Chevrolet Orlando: “Handling? That’s terrible. The ride? Terrible. Seat comfort? Terrible. And to top it all off, it was plainly styled by a man who gets tumescent at the thought of house bricks.”
Ford Focus 1.0 EcoBoost: “To drive, it is brilliant, and apart from a gruff but rather endearing three-cylinder engine noise, there’s simply no indication at all that you are being pulled along by an engine the size of Richard Hammond’s left testicle.”
BMW 730d SE: “Then there’s the iDrive system. In essence, one button — think of it as a computer mouse — controls thousands of controls on the car, and I’m sure you can get used to it in the same way that you can get used to having a nasty headache.”

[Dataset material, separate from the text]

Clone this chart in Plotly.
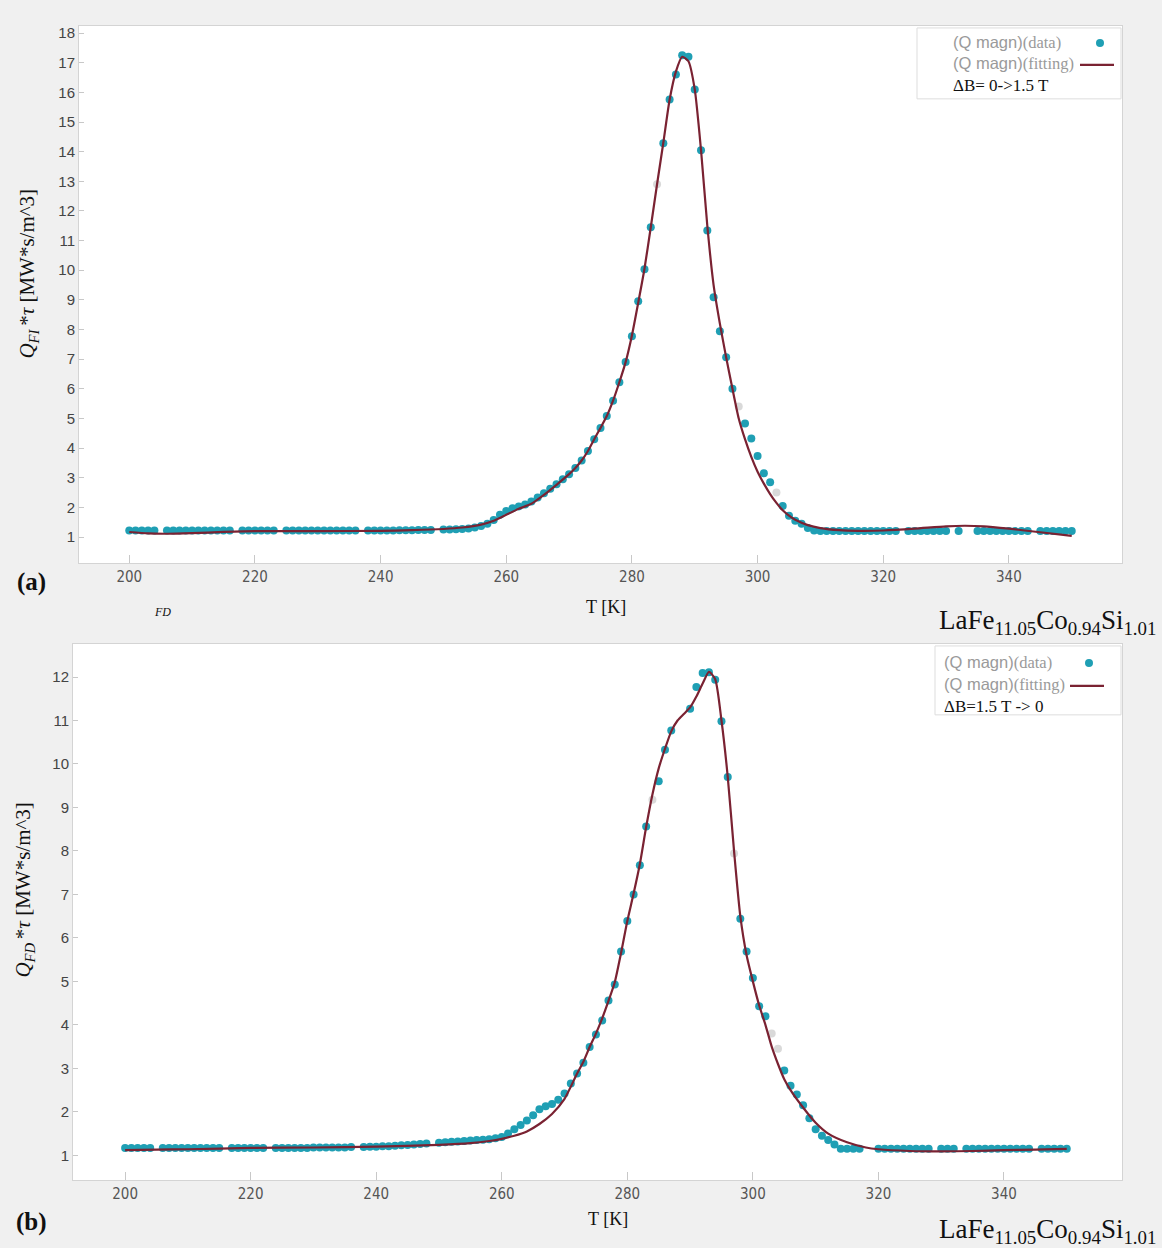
import plotly.graph_objects as go

W, H = 1162, 1248

# ---------------- panel (a): field increase 0 -> 1.5 T ----------------
t_a = [200, 201, 202, 203, 204, 206, 207, 208, 209, 210, 211, 212, 213, 214, 215, 216,
       218, 219, 220, 221, 222, 223, 225, 226, 227, 228, 229, 230, 231, 232, 233, 234,
       235, 236, 238, 239, 240, 241, 242, 243, 244, 245, 246, 247, 248, 250, 251, 252,
       253, 254, 255, 256, 257, 258, 259, 260, 261, 262, 263, 264, 265, 266, 267, 268,
       269, 270, 271, 272, 273, 274, 275, 276, 277, 278, 279, 280, 281, 282, 283, 285,
       286, 287, 288, 289, 290, 291, 292, 293, 294, 295, 296, 298, 299, 300, 301, 302,
       304, 305, 306, 307, 308, 309, 310, 311, 312, 313, 314, 315, 316, 317, 318, 319,
       320, 321, 322, 324, 325, 326, 327, 328, 329, 330, 332, 335, 336, 337, 338, 339,
       340, 341, 342, 343, 345, 346, 347, 348, 349, 350]
q_a = [1.22, 1.22, 1.22, 1.22, 1.22, 1.22, 1.22, 1.22, 1.22, 1.22, 1.22, 1.22, 1.22, 1.22, 1.22, 1.22,
       1.22, 1.22, 1.22, 1.22, 1.22, 1.22, 1.22, 1.22, 1.22, 1.22, 1.22, 1.22, 1.22, 1.22, 1.22, 1.22,
       1.22, 1.22, 1.22, 1.22, 1.22, 1.22, 1.22, 1.23, 1.23, 1.23, 1.24, 1.24, 1.24, 1.25, 1.25, 1.26,
       1.27, 1.29, 1.32, 1.37, 1.45, 1.57, 1.75, 1.88, 1.97, 2.03, 2.1, 2.2, 2.33, 2.48, 2.63, 2.78,
       2.95, 3.12, 3.33, 3.58, 3.9, 4.3, 4.68, 5.08, 5.6, 6.22, 6.9, 7.77, 8.95, 10.03, 11.45, 14.28,
       15.76, 16.6, 17.25, 17.2, 16.1, 14.05, 11.34, 9.09, 7.94, 7.06, 6.0, 4.83, 4.32, 3.73, 3.15, 2.85,
       2.05, 1.72, 1.55, 1.45, 1.3, 1.22, 1.2, 1.2, 1.2, 1.2, 1.2, 1.2, 1.2, 1.2, 1.2, 1.2,
       1.2, 1.2, 1.2, 1.2, 1.2, 1.2, 1.2, 1.2, 1.2, 1.2, 1.2, 1.2, 1.2, 1.2, 1.2, 1.2,
       1.2, 1.2, 1.2, 1.2, 1.2, 1.2, 1.2, 1.2, 1.2, 1.2]
faint_t_a = [284, 297, 303]
faint_q_a = [12.9, 5.4, 2.5]

fit_t_a = [200, 203, 206, 210, 215, 220, 230, 240, 245, 250, 253, 256, 258, 260, 262, 264,
           266, 268, 270, 271, 272, 273, 274, 275, 276, 277, 278, 279, 280, 281, 282, 283,
           284, 285, 286, 287, 288, 289, 290, 291, 292, 293, 294, 295, 296, 297, 298, 299,
           300, 301, 302, 303, 304, 305, 306, 308, 310, 313, 316, 320, 325, 330, 333, 336,
           340, 345, 350]
fit_q_a = [1.17, 1.12, 1.11, 1.13, 1.17, 1.2, 1.2, 1.21, 1.23, 1.27, 1.32, 1.42, 1.55, 1.75, 1.95, 2.12,
           2.42, 2.76, 3.12, 3.33, 3.58, 3.9, 4.3, 4.68, 5.08, 5.6, 6.22, 6.9, 7.8, 8.9, 10.05, 11.45,
           12.9, 14.3, 15.75, 16.7, 17.2, 17.05, 16.1, 14.05, 11.5, 9.5, 8.2, 7.06, 6.0, 5.0, 4.3, 3.7,
           3.2, 2.8, 2.45, 2.15, 1.9, 1.72, 1.58, 1.4, 1.3, 1.23, 1.21, 1.22, 1.28, 1.36, 1.38, 1.36,
           1.28, 1.16, 1.04]

# ---------------- panel (b): field decrease 1.5 T -> 0 ----------------
t_b = [200, 201, 202, 203, 204, 206, 207, 208, 209, 210, 211, 212, 213, 214, 215,
       217, 218, 219, 220, 221, 222, 224, 225, 226, 227, 228, 229, 230, 231, 232, 233, 234,
       235, 236, 238, 239, 240, 241, 242, 243, 244, 245, 246, 247, 248, 250, 251, 252,
       253, 254, 255, 256, 257, 258, 259, 260, 261, 262, 263, 264, 265, 266, 267, 268,
       269, 270, 271, 272, 273, 274, 275, 276, 277, 278, 279, 280, 281, 282, 283, 285,
       286, 287, 290, 291, 292, 293, 294, 295, 296, 298, 299, 300, 301, 302, 305, 306,
       307, 308, 309, 310, 311, 312, 313, 314, 315, 316, 317, 320, 321, 322, 323, 324,
       325, 326, 327, 328, 330, 331, 332, 334, 335, 336, 337, 338, 339, 340, 341, 342,
       343, 344, 346, 347, 348, 349, 350]
q_b = [1.17, 1.17, 1.17, 1.17, 1.17, 1.17, 1.17, 1.17, 1.17, 1.17, 1.17, 1.17, 1.17, 1.17, 1.17,
       1.17, 1.17, 1.17, 1.17, 1.17, 1.17, 1.17, 1.17, 1.17, 1.17, 1.17, 1.17, 1.18, 1.18, 1.18, 1.18, 1.18,
       1.18, 1.19, 1.19, 1.2, 1.2, 1.21, 1.21, 1.22, 1.23, 1.24, 1.25, 1.26, 1.27, 1.29, 1.3, 1.31,
       1.32, 1.33, 1.34, 1.35, 1.36, 1.37, 1.39, 1.42, 1.5, 1.6, 1.7, 1.8, 1.92, 2.06, 2.13, 2.18,
       2.28, 2.42, 2.65, 2.88, 3.13, 3.49, 3.78, 4.1, 4.56, 4.93, 5.69, 6.39, 7.0, 7.67, 8.56, 9.6,
       10.33, 10.77, 11.27, 11.77, 12.09, 12.11, 11.94, 10.98, 9.7, 6.44, 5.69, 5.08, 4.43, 4.2, 2.95, 2.6,
       2.4, 2.15, 1.85, 1.6, 1.45, 1.35, 1.25, 1.15, 1.15, 1.15, 1.15, 1.15, 1.15, 1.15, 1.15, 1.15,
       1.15, 1.15, 1.15, 1.15, 1.15, 1.15, 1.15, 1.15, 1.15, 1.15, 1.15, 1.15, 1.15, 1.15, 1.15, 1.15,
       1.15, 1.15, 1.15, 1.15, 1.15, 1.15, 1.15]
faint_t_b = [284, 297, 303, 304]
faint_q_b = [9.18, 7.94, 3.8, 3.45]

fit_t_b = [200, 205, 210, 220, 230, 240, 250, 255, 258, 260, 262, 264, 266, 268, 270, 271,
           272, 273, 274, 275, 276, 277, 278, 279, 280, 281, 282, 283, 284, 285, 286, 287,
           288, 289, 290, 291, 292, 293, 294, 295, 296, 297, 298, 299, 300, 301, 302, 303,
           304, 305, 306, 308, 310, 312, 315, 318, 320, 325, 330, 335, 340, 345, 350]
fit_q_b = [1.12, 1.13, 1.14, 1.17, 1.18, 1.2, 1.24, 1.28, 1.33, 1.38, 1.45, 1.55, 1.72, 1.95, 2.3, 2.58,
           2.88, 3.15, 3.49, 3.8, 4.15, 4.55, 4.98, 5.65, 6.39, 7.02, 7.7, 8.55, 9.3, 9.9, 10.35, 10.75,
           11.0, 11.15, 11.3, 11.55, 11.85, 12.12, 11.95, 11.0, 9.7, 8.0, 6.5, 5.6, 5.0, 4.45, 4.0, 3.5,
           3.1, 2.75, 2.5, 2.1, 1.75, 1.5, 1.3, 1.18, 1.14, 1.1, 1.09, 1.1, 1.12, 1.13, 1.15]

x_ticks = [200, 220, 240, 260, 280, 300, 320, 340]
y_ticks_a = list(range(1, 19))
y_ticks_b = list(range(1, 13))

TEAL = "#1f9fb4"
FAINT = "#d9d9d9"
MAROON = "#7a2232"
SERIF = "Liberation Serif, Times New Roman, serif"
SANS = "Liberation Sans, Arial, sans-serif"
NARROW = "Liberation Sans Narrow, DejaVu Sans Condensed, Arial Narrow, sans-serif"


def px(x):
    return x / W


def py(y):
    return 1 - y / H


fig = go.Figure()

for xa, ya, t, q, ft, fq, tt, qq in [
    ("x", "y", t_a, q_a, faint_t_a, faint_q_a, fit_t_a, fit_q_a),
    ("x2", "y2", t_b, q_b, faint_t_b, faint_q_b, fit_t_b, fit_q_b),
]:
    fig.add_trace(go.Scatter(x=ft, y=fq, mode="markers", xaxis=xa, yaxis=ya,
                             marker=dict(size=8, color=FAINT), showlegend=False,
                             hoverinfo="skip"))
    fig.add_trace(go.Scatter(x=t, y=q, mode="markers", xaxis=xa, yaxis=ya,
                             marker=dict(size=8, color=TEAL), name="(Q magn)(data)",
                             showlegend=False))
    fig.add_trace(go.Scatter(x=tt, y=qq, mode="lines", xaxis=xa, yaxis=ya,
                             line=dict(color=MAROON, width=2.2, shape="spline", smoothing=0.6),
                             name="(Q magn)(fitting)", showlegend=False))

axis_common = dict(showline=True, mirror=True, linecolor="#d4d4d4", linewidth=1,
                   showgrid=False, zeroline=False, ticks="inside", tickcolor="#c8c8c8")

# plot boxes in pixels: left, top, right, bottom
box_a = (79, 24, 1122, 562)
box_b = (73, 643, 1122, 1180)

fig.update_layout(
    width=W, height=H,
    margin=dict(l=0, r=0, t=0, b=0),
    paper_bgcolor="#f0f0f0", plot_bgcolor="#ffffff",
    xaxis=dict(domain=[px(box_a[0]), px(box_a[2])], range=[192.0, 358.0],
               tickvals=x_ticks, ticklen=8, anchor="y",
               tickfont=dict(family=NARROW, size=15, color="#555555"), **axis_common),
    yaxis=dict(domain=[py(box_a[3]), py(box_a[1])], range=[0.12, 18.24],
               tickvals=y_ticks_a, ticklen=5, anchor="x",
               tickfont=dict(family=SANS, size=15, color="#444444"), **axis_common),
    xaxis2=dict(domain=[px(box_b[0]), px(box_b[2])], range=[191.7, 358.8],
                tickvals=x_ticks, ticklen=8, anchor="y2",
                tickfont=dict(family=NARROW, size=15, color="#555555"), **axis_common),
    yaxis2=dict(domain=[py(box_b[3]), py(box_b[1])], range=[0.43, 12.76],
                tickvals=y_ticks_b, ticklen=5, anchor="x2",
                tickfont=dict(family=SANS, size=15, color="#444444"), **axis_common),
)

ann = []
shapes = []


def text(x, y, s, size, family=SERIF, color="#111111", xanchor="center", angle=0):
    ann.append(dict(x=px(x), y=py(y), xref="paper", yref="paper", text=s, showarrow=False,
                    xanchor=xanchor, yanchor="middle", textangle=angle,
                    font=dict(family=family, size=size, color=color)))


# axis titles
text(606, 606, "T [K]", 18)
text(608, 1219, "T [K]", 18)
text(27, 272, "<i>Q<sub>FI</sub></i><sup> </sup>*<i>τ</i> [MW*s/m^3]", 21, angle=-90)
text(23, 890, "<i>Q<sub>FD</sub></i><sup> </sup>*<i>τ</i> [MW*s/m^3]", 21, angle=-90)

# panel letters and composition
text(31, 581, "<b>(a)</b>", 25)
text(31, 1222, "<b>(b)</b>", 25)
text(162, 611, "<i>FD</i>", 12)
text(1158, 621, "LaFe<sub>11.05</sub>Co<sub>0.94</sub>Si<sub>1.01</sub>", 27, xanchor="right")
text(1158, 1231, "LaFe<sub>11.05</sub>Co<sub>0.94</sub>Si<sub>1.01</sub>", 27, xanchor="right")

# legend boxes drawn in paper space
for (bx0, by0, bx1, by1, tx, r1, r2, r3, mx, lx0, lx1, label) in [
    (917, 26, 1121, 97, 951, 41, 62, 84, 1100, 1080, 1114, "ΔB= 0-&gt;1.5 T"),
    (935, 645, 1121, 714, 942, 662, 684, 706, 1089, 1070, 1104, "ΔB=1.5 T -&gt; 0"),
]:
    shapes.append(dict(type="rect", xref="paper", yref="paper", x0=px(bx0), x1=px(bx1),
                       y0=py(by1), y1=py(by0), line=dict(color="#dddddd", width=1),
                       fillcolor="#ffffff"))
    shapes.append(dict(type="circle", xref="paper", yref="paper", x0=px(mx - 4), x1=px(mx + 4),
                       y0=py(r1 + 4), y1=py(r1 - 4), line=dict(width=0), fillcolor=TEAL))
    shapes.append(dict(type="line", xref="paper", yref="paper", x0=px(lx0), x1=px(lx1),
                       y0=py(r2 + 1), y1=py(r2 + 1), line=dict(color=MAROON, width=2.2)))
    for row, word in [(r1, "(data)"), (r2, "(fitting)")]:
        ann.append(dict(x=px(tx), y=py(row), xref="paper", yref="paper", showarrow=False,
                        xanchor="left", yanchor="middle",
                        text=f"<span style='font-family:Liberation Sans'>(Q magn)</span>{word}",
                        font=dict(family=SERIF, size=16.5, color="#9a9a9a")))
    text(tx, r3, label, 17, xanchor="left", color="#111111")

fig.update_layout(annotations=ann, shapes=shapes)
fig.write_html("out.html")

Lexus LFA: “The noise beggars belief. This is not a car that shouts or barks or growls. It howls. Up there, on the moors, it sounded otherworldly. Like a werewolf that had put its foot in a gin trap.”

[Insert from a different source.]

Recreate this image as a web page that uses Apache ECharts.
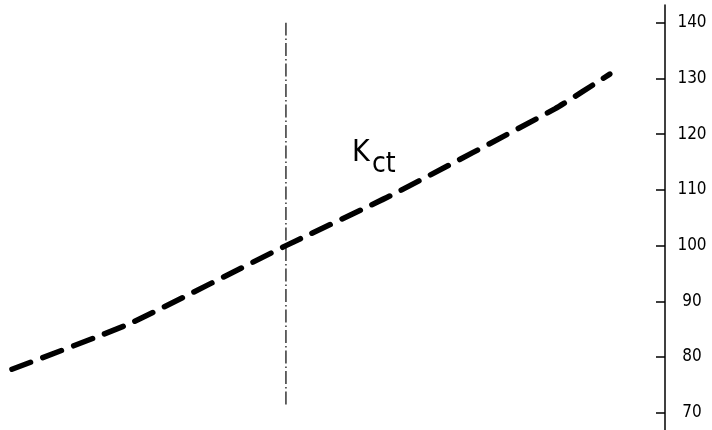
<!DOCTYPE html>
<html>
<head>
<meta charset="utf-8">
<script src="https://cdn.jsdelivr.net/npm/echarts@6/dist/echarts.min.js"></script>
<style>
  html, body { margin: 0; padding: 0; background: #fff; }
  #chart { width: 712px; height: 430px; }
</style>
</head>
<body>
<div id="chart"></div>
<script>
// Kct curve: horizontal position (arbitrary units, 0..100) and value
const kctX = [1.8, 19.5, 43, 58.6, 83.5, 91.7];
const kctY = [77.8, 86.0, 100, 108.9, 124.6, 130.8];

// Reference (dash-dot) vertical line position and its vertical extent
const refX = 43;
const refSpan = [71.5, 140];

// Right-hand scale tick values
const yTicks = [70, 80, 90, 100, 110, 120, 130, 140];

const FONT = "'Liberation Sans Narrow', 'DejaVu Sans Condensed', 'Liberation Sans', sans-serif";

const chart = echarts.init(document.getElementById('chart'), null, { renderer: 'canvas' });

chart.setOption({
  backgroundColor: '#ffffff',
  animation: false,
  grid: { left: 0, right: 47, top: 5, bottom: 0 },
  xAxis: {
    type: 'value',
    min: 0,
    max: 100,
    show: false
  },
  yAxis: {
    type: 'value',
    position: 'right',
    min: 66.9,
    max: 143.2,
    splitLine: { show: false },
    axisLine: { show: true, onZero: false, lineStyle: { color: '#000', width: 1.5 } },
    axisTick: {
      show: true,
      inside: true,
      length: 9,
      customValues: yTicks,
      lineStyle: { color: '#000', width: 1.5 }
    },
    axisLabel: {
      customValues: yTicks,
      margin: 27,
      align: 'center',
      color: '#000',
      fontSize: 17,
      fontFamily: FONT
    }
  },
  graphic: [
    {
      type: 'text',
      left: 352,
      top: 138,
      style: { text: 'K', fontSize: 30, fontFamily: FONT, fill: '#000' }
    },
    {
      type: 'text',
      left: 372,
      top: 151,
      style: { text: 'ct', fontSize: 28, fontFamily: FONT, fill: '#000' }
    }
  ],
  series: [
    {
      type: 'line',
      data: kctX.map((x, i) => [x, kctY[i]]),
      showSymbol: false,
      smooth: 0.15,
      lineStyle: {
        color: '#000',
        width: 5.5,
        type: [20, 13],
        cap: 'round'
      },
      z: 3
    },
    {
      type: 'line',
      data: refSpan.map(v => [refX, v]),
      showSymbol: false,
      lineStyle: {
        color: '#000',
        width: 1.2,
        type: [13, 3, 1.5, 3]
      },
      z: 2
    }
  ]
});
</script>
</body>
</html>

VW Up!: “There are plenty of variants from which to choose. There’s a Take Up!, a Move Up! and a High Up!, and then you have the colour-based special editions, which were going to be called the White Up! and the Black Up!. Until a VW bigwig realised a company that made Hitler’s favourite runaround shouldn’t really be selling a car called the Black Up!.”
Rolls-Royce Phantom II: “It is a sublime experience, like getting into a warm bubble bath and then getting out and finding yourself somewhere else.”

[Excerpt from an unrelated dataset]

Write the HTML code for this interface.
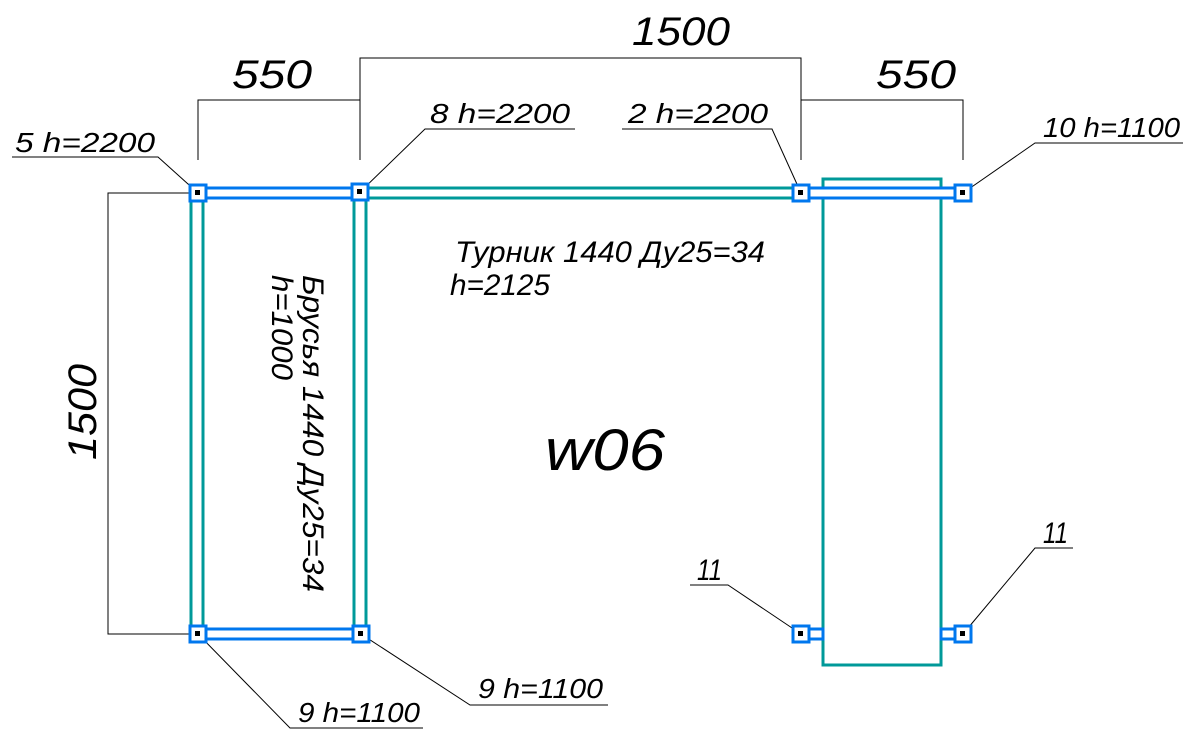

Audi A8: “When you select reverse, the radio turns itself down. Is this so you can hear when your dog’s head bursts? Surely it’s too late then.”
Ariel Atom V8: “You are allowed to drive about on Britain’s highways and byways in a V8-powered Ariel Atom. This is like being licensed to drive a horse that is propelled by a Saturn V rocket. You accelerate. You hit a tree. Your head comes off.”
Audi A5 TFSI 2.0 S: “In the interests of balance, I should say that the cloth roof works beautifully, that the quality was good and that it’s not a bad-looking car. But I fear I sound like Harold Shipman’s lawyer. ‘Yes, I know he murdered many people but, m’lud, he does have a lovely beard.’ ”
Lexus SC 430: “Lexus doesn’t engineer its cars for Britain. They’re engineered for fatties in Texas. For the long, straight roads of Nevada. For show-off eco-mentalists in Hollywood. The SC 430 is one of the most disgusting pieces of automotive crap I’ve encountered.”
InGear, September 9, 2012
Ford Falcon FPV Boss 335 GT (during a trip to Australia): “It struck me that someone had spent a few quid on the engine and then nothing at all on anything else. I’m told this is how it should be when you are upside down. Which you will be if you try to make it go round a corner.”
Miscellaneous: “When a car is named after a famous place, it’s always bloody Monte Carlo. We’ve had the Lancia Montecarlo, the Chevrolet Monte Carlo, the Ford Comète Monte Carlo, the Dodge Monaco and the Renault 5 Monaco. Why? Seriously, why name your car after a dreary, boring, rain-sodden tax haven full of prostitutes and arms dealers?”
InGear, September 13, 2009
Miscellaneous: “There are now many crossover 4×4 family school-run SUV MPV whatever you want to call them vehicles, and for the most part they are all absolutely terrible … I’d rather be friends publicly with Piers Morgan than friends with someone who has a crossover car.”